Años después se hacían obras de pavimentación en una calle de cierta populosa colonia en la ciudad, y la máquina que hacía el aplanado desenterró una olla con dinero. En cuestión de segundos desaparecieron las monedas: el operador de la máquina y los vecinos se encargaron de dar buena cuenta de aquel tesoro oculto que salió a la luz.
El tercer suceso aconteció no hace mucho tiempo en un rancho vecino del Potrero. El dueño del solar estaba barbechando su labor cuando la reja del arado golpeó contra un objeto sólido. Pensando que sería una piedra, el hombre cavó un poco para sacarla. Sorpresa: era un gran cofre de metal lleno de barras de plata. Eso se dice, al menos. El mismo día del hallazgo el sujeto desapareció y hasta la fecha nadie lo ha vuelto a ver. Alguien del rancho dijo haber oído que el hombre se hallaba en Monterrey, viviendo en una casa muy elegante, y con una señora que no era la misma que en el rancho tuvo.

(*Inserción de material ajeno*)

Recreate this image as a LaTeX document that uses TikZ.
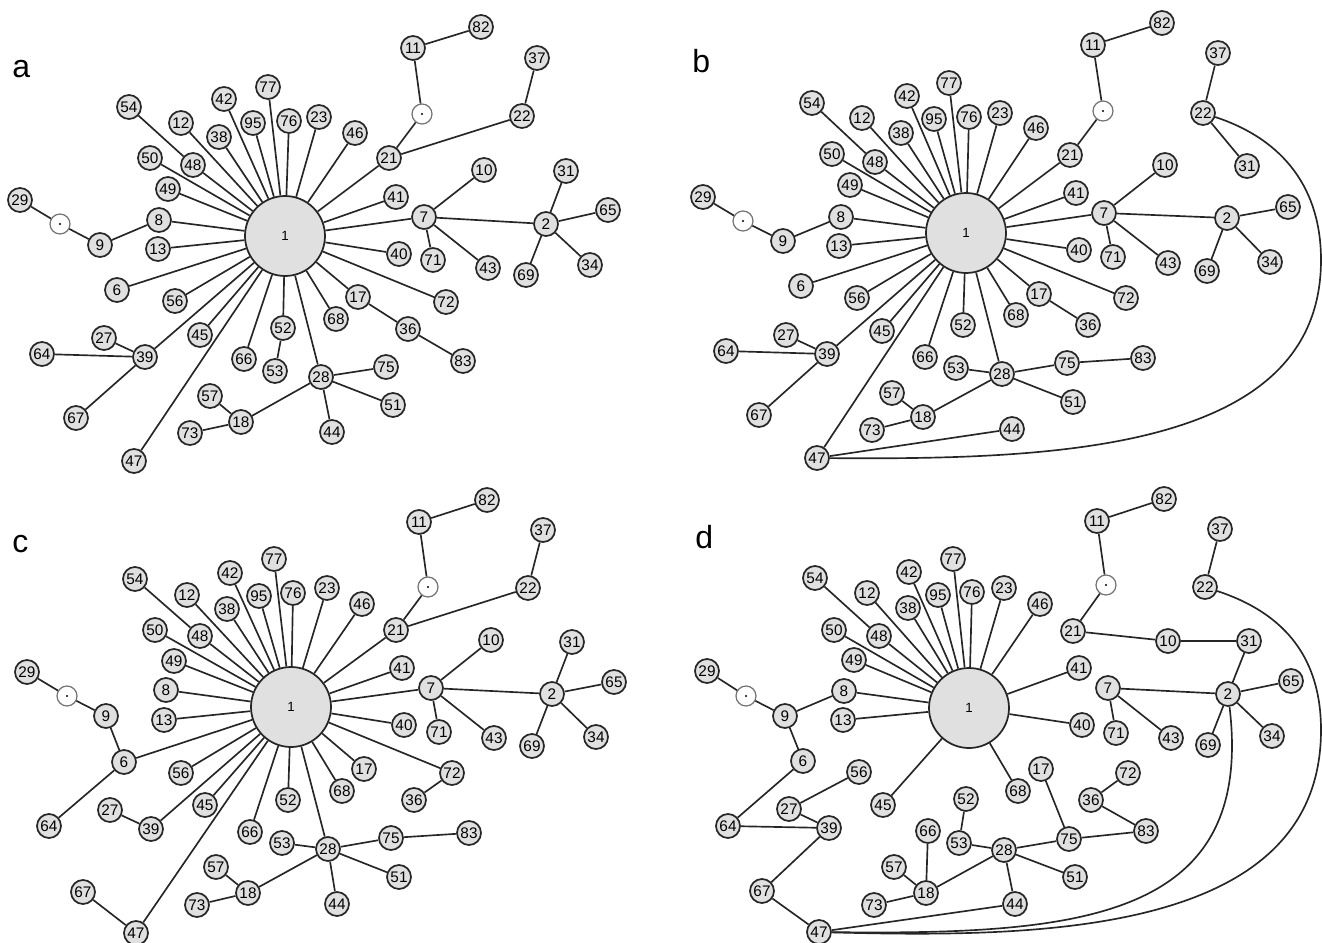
\documentclass[tikz,border=0pt]{standalone}
\usepackage{fontspec}
\setmainfont{Liberation Sans}
\begin{document}
\begin{tikzpicture}[x=0.75pt,y=-0.75pt,
  nd/.style={circle, draw=black!85, line width=1.3pt, fill=black!12, minimum size=18pt, inner sep=0pt, font=\fontsize{11.5}{11.5}\selectfont},
  big/.style={circle, draw=black!85, line width=1.3pt, fill=black!12, minimum size=60pt, inner sep=0pt, font=\fontsize{10}{10}\selectfont},
  hole/.style={circle, draw=black!55, line width=0.9pt, fill=white, minimum size=15pt, inner sep=0pt,
    path picture={\fill[black] (path picture bounding box.center) circle (0.8pt);}},
  ed/.style={line width=1.25pt, draw=black!85},
  lab/.style={anchor=base west, inner sep=0pt, font=\fontsize{24}{24}\selectfont}]
\useasboundingbox (0,0) rectangle (1322,943);

% ---------------- panel a ----------------
\node[lab] (la) at (12,77) {a};
\node[big] (a1) at (285,236) {1};
\node[hole] (aP) at (60,224) {};
\node[hole] (aQ) at (422,114) {};
\foreach \n/\x/\y in {29/20/200, 9/100/245, 8/159/220, 13/158/249, 49/168/189, 50/150/158, 48/193/165, 54/129/107, 12/181/123, 38/219/137, 42/224/99, 95/253/123, 77/268/87, 76/289/121, 23/319/117, 46/355/133, 21/389/158, 11/413/48, 82/481/27, 37/537/58, 22/522/116, 10/484/170, 41/396/197, 7/424/217, 2/546/224, 31/566/171, 65/608/210, 34/590/265, 69/526/275, 43/488/268, 71/433/260, 40/399/254, 72/446/302, 17/358/297, 36/408/329, 83/463/361, 68/336/319, 28/321/377, 75/386/367, 51/393/405, 44/332/432, 52/283/328, 53/275/371, 66/244/359, 45/200/335, 56/175/301, 6/117/290, 39/145/357, 27/104/338, 64/42/354, 67/76/418, 47/134/461, 57/210/396, 18/241/422, 73/190/433}
  \node[nd] (a\n) at (\x,\y) {\n};
\foreach \v in {48,12,38,42,95,77,76,23,46,21,41,7,40,72,17,68,28,52,66,45,56,39,47,6,13,8,49,50}
  \draw[ed] (a1) -- (a\v);
\foreach \u/\v in {48/54, 9/8, P/9, 29/P, 52/53, 21/Q, Q/11, 11/82, 21/22, 22/37, 7/10, 7/2, 7/71, 7/43, 2/31, 2/65, 2/34, 2/69, 17/36, 36/83, 28/75, 28/51, 28/44, 28/18, 18/57, 18/73, 39/27, 39/64, 39/67}
  \draw[ed] (a\u) -- (a\v);

% ---------------- panel b ----------------
\node[lab] (lb) at (692,72) {b};
\node[big] (b1) at (966,233) {1};
\node[hole] (bP) at (743,221) {};
\node[hole] (bQ) at (1103,111) {};
\foreach \n/\x/\y in {29/703/197, 9/783/241, 8/841/217, 13/839/246, 49/850/185, 50/832/154, 48/875/162, 54/812/103, 12/862/118, 38/901/133, 42/907/96, 95/934/119, 77/949/83, 76/969/117, 23/1000/113, 46/1036/128, 21/1070/155, 11/1093/45, 82/1162/23, 37/1218/53, 22/1203/113, 31/1247/166, 10/1165/165, 41/1076/193, 7/1104/213, 2/1227/218, 65/1288/207, 34/1270/262, 69/1207/271, 43/1168/263, 71/1113/257, 40/1079/250, 72/1126/298, 17/1039/294, 36/1088/325, 68/1016/315, 28/1002/374, 75/1067/363, 83/1143/358, 51/1073/402, 44/1012/429, 52/963/325, 53/956/368, 66/925/357, 45/882/331, 56/857/298, 6/801/286, 39/827/354, 27/786/335, 64/726/351, 67/759/415, 47/817/458, 57/892/393, 18/923/417, 73/872/430}
  \node[nd] (b\n) at (\x,\y) {\n};
\foreach \v in {48,12,38,42,95,77,76,23,46,21,41,7,40,72,17,68,28,52,66,45,56,39,47,6,13,8,49,50}
  \draw[ed] (b1) -- (b\v);
\foreach \u/\v in {48/54, 9/8, P/9, 29/P, 21/Q, Q/11, 11/82, 22/37, 22/31, 7/10, 7/2, 7/71, 7/43, 2/65, 2/34, 2/69, 17/36, 28/53, 28/75, 75/83, 28/51, 28/18, 18/57, 18/73, 39/27, 39/64, 39/67, 47/44}
  \draw[ed] (b\u) -- (b\v);
\draw[ed] (b22) .. controls (1285,140) and (1321,190) .. (1321,260)
  .. controls (1321,450) and (1060,460) .. (b47);

% ---------------- panel c ----------------
\node[lab] (lc) at (12,552) {c};
\node[big] (c1) at (291,707) {1};
\node[hole] (cP) at (67,696) {};
\node[hole] (cQ) at (428,587) {};
\foreach \n/\x/\y in {29/27/672, 9/106/716, 6/124/762, 64/49/826, 27/110/810, 39/151/829, 67/83/892, 47/136/933, 8/166/690, 13/164/720, 49/174/661, 50/155/630, 48/200/636, 54/135/579, 12/187/595, 38/227/609, 42/230/573, 95/259/596, 77/274/559, 76/293/593, 23/327/588, 46/362/604, 21/396/630, 11/419/522, 82/487/500, 37/543/530, 22/528/588, 10/491/640, 41/402/668, 7/431/688, 2/552/694, 31/572/642, 65/614/682, 34/596/737, 69/532/746, 43/494/738, 71/439/732, 40/404/725, 72/452/773, 36/414/800, 17/364/769, 68/342/791, 28/328/849, 75/391/838, 83/469/833, 51/399/877, 44/337/904, 52/288/800, 53/282/843, 66/250/832, 45/205/805, 56/181/773, 57/216/867, 18/248/893, 73/197/905}
  \node[nd] (c\n) at (\x,\y) {\n};
\foreach \v in {48,12,38,42,95,77,76,23,46,21,41,7,40,72,17,68,28,52,66,45,56,39,47,6,13,8,49,50}
  \draw[ed] (c1) -- (c\v);
\foreach \u/\v in {48/54, P/9, 29/P, 9/6, 6/64, 39/27, 67/47, 72/36, 21/Q, Q/11, 11/82, 21/22, 22/37, 7/10, 7/2, 7/71, 7/43, 2/31, 2/65, 2/34, 2/69, 28/53, 28/75, 75/83, 28/51, 28/44, 28/18, 18/57, 18/73}
  \draw[ed] (c\u) -- (c\v);

% ---------------- panel d ----------------
\node[lab] (ld) at (695,548) {d};
\node[big] (d1) at (969,708) {1};
\node[hole] (dP) at (746,696) {};
\node[hole] (dQ) at (1106,585) {};
\foreach \n/\x/\y in {29/707/671, 9/785/716, 8/844/691, 13/843/720, 6/803/761, 64/728/826, 27/789/809, 56/859/772, 39/829/828, 67/762/891, 47/819/932, 45/883/805, 49/854/660, 50/834/630, 48/879/636, 54/815/578, 12/867/593, 38/908/608, 42/909/572, 95/938/595, 77/953/559, 76/972/592, 52/966/799, 53/959/843, 66/928/831, 57/894/867, 18/926/893, 73/874/905, 23/1004/588, 46/1040/604, 21/1073/631, 11/1097/521, 82/1164/499, 37/1220/529, 22/1205/587, 10/1168/641, 31/1249/641, 41/1079/668, 7/1108/688, 2/1228/694, 65/1291/681, 34/1272/736, 69/1208/745, 43/1171/738, 71/1116/733, 40/1082/725, 68/1018/791, 17/1041/769, 72/1128/773, 36/1091/800, 83/1146/831, 75/1069/839, 28/1004/850, 51/1075/877, 44/1015/904}
  \node[nd] (d\n) at (\x,\y) {\n};
\foreach \v in {48,12,38,42,95,77,76,23,46,41,40,68,45,13,8,49,50}
  \draw[ed] (d1) -- (d\v);
\foreach \u/\v in {48/54, 9/8, P/9, 29/P, 9/6, 6/64, 64/39, 27/39, 27/56, 39/67, 67/47, 52/53, 53/28, 66/18, 18/57, 18/73, 18/28, 28/75, 28/51, 28/44, 44/47, 17/75, 75/83, 83/36, 36/72, 21/Q, Q/11, 11/82, 21/10, 10/31, 31/2, 2/7, 7/71, 7/43, 2/65, 2/34, 2/69, 22/37}
  \draw[ed] (d\u) -- (d\v);
\draw[ed] (d22) .. controls (1287,614) and (1321,660) .. (1321,730)
  .. controls (1321,935) and (1040,938) .. (d47);
\draw[ed] (d2) .. controls (1255,920) and (1080,935) .. (d47);
\end{tikzpicture}
\end{document}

Eso de los tesoros es muestra del eterno deseo de los hombres por alcanzar fortuna. El dinero no compra la felicidad, es cierto, pero permite alquilarla, aunque sea por ratitos. Yo, por mi parte, no espero encontrarme algún tesoro. Muchos tengo aún en la vida –la salud, mi familia, mi trabajo, mis amigos, mis andanzas de juglar-, de modo que no necesito hallar la relación. Pero si la hallo no la desdeñaré. Un hombre afortunado, dijo Butler, es aquel que desprecia el dinero... o que lo tiene en cantidades suficientes.